Benefits of tracking OKRs with a strategy execution platform
There is a heap of OKR software in the market.
Some are better than others, but all approach OKRs from the framework's initial conception. The truth is most organizations that claim they use OKRs actually use only parts of the framework. They rightfully adjust the framework to their needs.
OKR software doesn’t address these needs as a strategy execution platform does. Specifically, Cascade provides two benefits that address exactly those needs.
1. Strategic Alignment
A very common problem with OKRs is they reproduce silos inside a company. So individual departments like the sales team might use OKRs but be disconnected by the bigger picture or other departments’ work. Cascade breaks the silo by connecting the department's plan with the bigger picture and the OKRs with more high-level objectives. It aligns OKRs with the strategic priorities.

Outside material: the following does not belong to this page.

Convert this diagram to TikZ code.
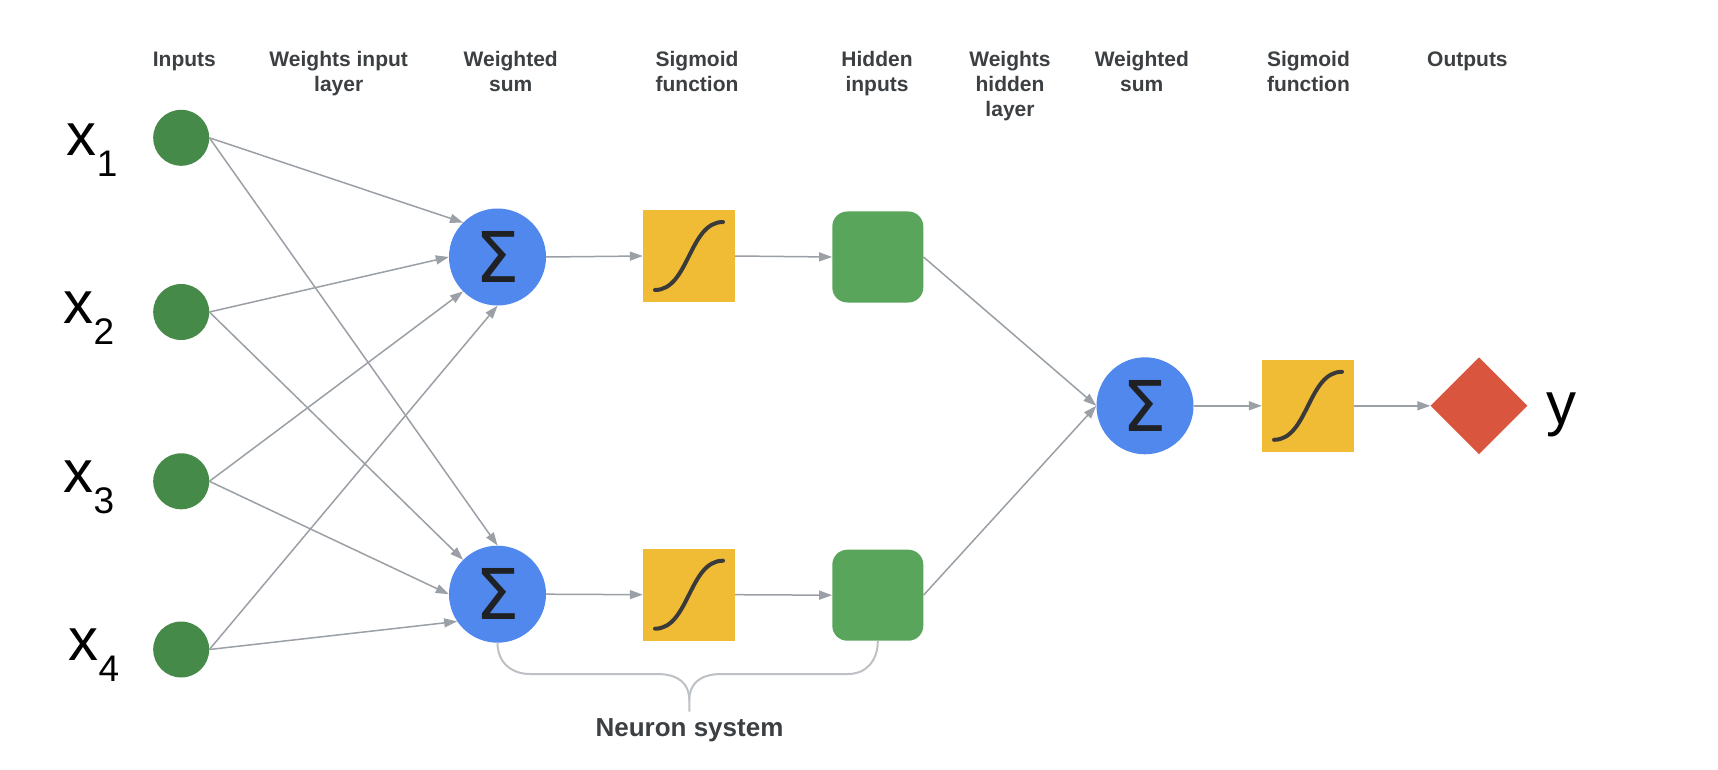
\documentclass[tikz,border=0pt]{standalone}
\usepackage{fontspec}
\setmainfont{Liberation Sans}
\newfontfamily\sigmafont{DejaVu Sans}
\usetikzlibrary{arrows.meta,shapes.geometric}
\definecolor{ingreen}{HTML}{458A48}
\definecolor{hidgreen}{HTML}{59A55C}
\definecolor{sumblue}{HTML}{5088EE}
\definecolor{sgyellow}{HTML}{F0BC36}
\definecolor{outred}{HTML}{D9553D}
\definecolor{conngray}{HTML}{9AA0A6}
\definecolor{bracegray}{HTML}{BDC1C6}
\definecolor{headgray}{HTML}{3C4043}
\definecolor{sigmatext}{HTML}{202124}
\definecolor{curvegray}{HTML}{3A3A3A}
\tikzset{
  inputnode/.style={circle, fill=ingreen, minimum size=56pt, inner sep=0pt},
  sumnode/.style={circle, fill=sumblue, minimum size=97pt, inner sep=0pt, text=sigmatext, font=\sigmafont\fontsize{70}{70}\selectfont},
  sgmbox/.style={rectangle, fill=sgyellow, minimum size=92pt, inner sep=0pt},
  hidbox/.style={rectangle, rounded corners=15pt, fill=hidgreen, minimum size=91pt, inner sep=0pt},
  outnode/.style={diamond, fill=outred, minimum size=97pt, inner sep=0pt},
  conn/.style={draw=conngray, line width=1.5pt, -{Triangle[length=13pt,width=9pt]}},
  header/.style={font=\bfseries\fontsize{21}{25}\selectfont, text=headgray, align=center, anchor=base, inner sep=0pt},
  varlabel/.style={font=\fontsize{60}{60}\selectfont, text=black, anchor=base west, inner sep=0pt},
  bracepath/.style={draw=bracegray, line width=2pt},
  sigcurve/.style={draw=curvegray, line width=4pt, line cap=round}
}
\newcommand{\vsub}[1]{\raisebox{-21pt}{\fontsize{37}{37}\selectfont #1}}
\begin{document}
\begin{tikzpicture}[x=1pt,y=-1pt]
\useasboundingbox (0,0) rectangle (1718,770);
\fill[white] (0,0) rectangle (1718,770);

% headers (positioned at the baseline of their last line)
\node[header] (h1) at (184.4,66.7) {Inputs};
\node[header] (h2) at (338.7,91.7) {Weights input\\layer};
\node[header] (h3) at (510.7,91.7) {Weighted\\sum};
\node[header] (h4) at (697,91.7) {Sigmoid\\function};
\node[header] (h5) at (877,91.7) {Hidden\\inputs};
\node[header] (h6) at (1010,116.7) {Weights\\hidden\\layer};
\node[header] (h7) at (1141.8,91.7) {Weighted\\sum};
\node[header] (h8) at (1308.4,91.7) {Sigmoid\\function};
\node[header] (h9) at (1467.4,66.7) {Outputs};

% inputs
\node[inputnode] (in1) at (181.2,137.8) {};
\node[inputnode] (in2) at (181.2,312) {};
\node[inputnode] (in3) at (181.2,481.3) {};
\node[inputnode] (in4) at (181.2,649.5) {};
\node[varlabel] (l1) at (66.7,155.5) {x\vsub{1}};
\node[varlabel] (l2) at (63.3,323.9) {x\vsub{2}};
\node[varlabel] (l3) at (63.3,492.3) {x\vsub{3}};
\node[varlabel] (l4) at (68.3,660.7) {x\vsub{4}};

% neuron system
\node[sumnode] (sig1) at (497.5,257) {Σ};
\node[sumnode] (sig2) at (497.5,594.2) {Σ};
\node[sgmbox] (sgm1) at (689,256) {};
\node[sgmbox] (sgm2) at (689,594.7) {};
\node[hidbox] (hid1) at (877.8,257) {};
\node[hidbox] (hid2) at (877.8,595.2) {};

% output part
\node[sumnode] (sig3) at (1145,405.8) {Σ};
\node[sgmbox] (sgm3) at (1308,405.8) {};
\node[outnode] (out) at (1479,405.8) {};
\node[varlabel] (ly) at (1546,424.5) {y};

% sigmoid curves
\foreach \n in {sgm1,sgm2,sgm3}
  \draw[sigcurve] ([shift={(-34,34)}]\n.center) .. controls ([shift={(0,34)}]\n.center) and ([shift={(0,-34)}]\n.center) .. ([shift={(34,-34)}]\n.center);

% connectors input layer
\draw[conn] (in1.east) -- (sig1.north west);
\draw[conn] (in1.east) -- (sig2.north);
\draw[conn] (in2.east) -- (sig1.west);
\draw[conn] (in2.east) -- (sig2.north west);
\draw[conn] (in3.east) -- (sig1.south west);
\draw[conn] (in3.east) -- (sig2.west);
\draw[conn] (in4.east) -- (sig1.south);
\draw[conn] (in4.east) -- (sig2.214);

\draw[conn] (sig1.east) -- (sgm1.west);
\draw[conn] (sgm1.east) -- (hid1.west);
\draw[conn] (sig2.east) -- (sgm2.west);
\draw[conn] (sgm2.east) -- (hid2.west);

\draw[conn] (hid1.east) -- (sig3.west);
\draw[conn] (hid2.east) -- (sig3.west);
\draw[conn] (sig3.east) -- (sgm3.west);
\draw[conn] (sgm3.east) -- (out.west);

% brace
\coordinate (bracetip) at (689.3,711.7);
\draw[bracepath] (sig2.south) .. controls +(0,20) and +(-18,0) .. (530,674) -- (657,674)
  .. controls +(22,0) and +(0,-16) .. (689.3,700) -- (bracetip);
\draw[bracepath] (hid2.south) .. controls +(0,20) and +(18,0) .. (848,674) -- (721.6,674)
  .. controls +(-22,0) and +(0,-16) .. (689.3,700);
\node[font=\bfseries\fontsize{26}{26}\selectfont, text=headgray, anchor=base, inner sep=0pt] (ns) at (689.5,736) {Neuron system};
\end{tikzpicture}
\end{document}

As a result, team members feel their work connects to the strategy and that they're all working towards the same goal (as our 2022 strategy report indicates).
2. Flexibility
Cascade’s strategy execution platform provides clarity and insightful visualization to spot objectives and initiatives that are at risk. Updating or even changing the plans and OKRs is straightforward, accommodating the evolving needs of the company’s strategic culture.
As a result, all data regarding the strategy’s performance is in one place, and you can relax knowing that no matter how your strategic needs change, the platform can support planning, tracking, and reporting.
Foster a culture of focus
Strategy frameworks like OKRs and strategy execution platforms like Cascade are not silver bullets.
If you want to innovate through goal-setting and achieve a breakthrough in the competitive landscape, you need to treat Cascade and OKRs as catalysts or complementary tools in the development of your strategic culture. That’s why they are surprisingly effective and fit very well into cultures of focus.
You know you’ve built a culture of focus when there is organizational accountability nurtured by transparency and a constant effort to direct focus on the things that matter most.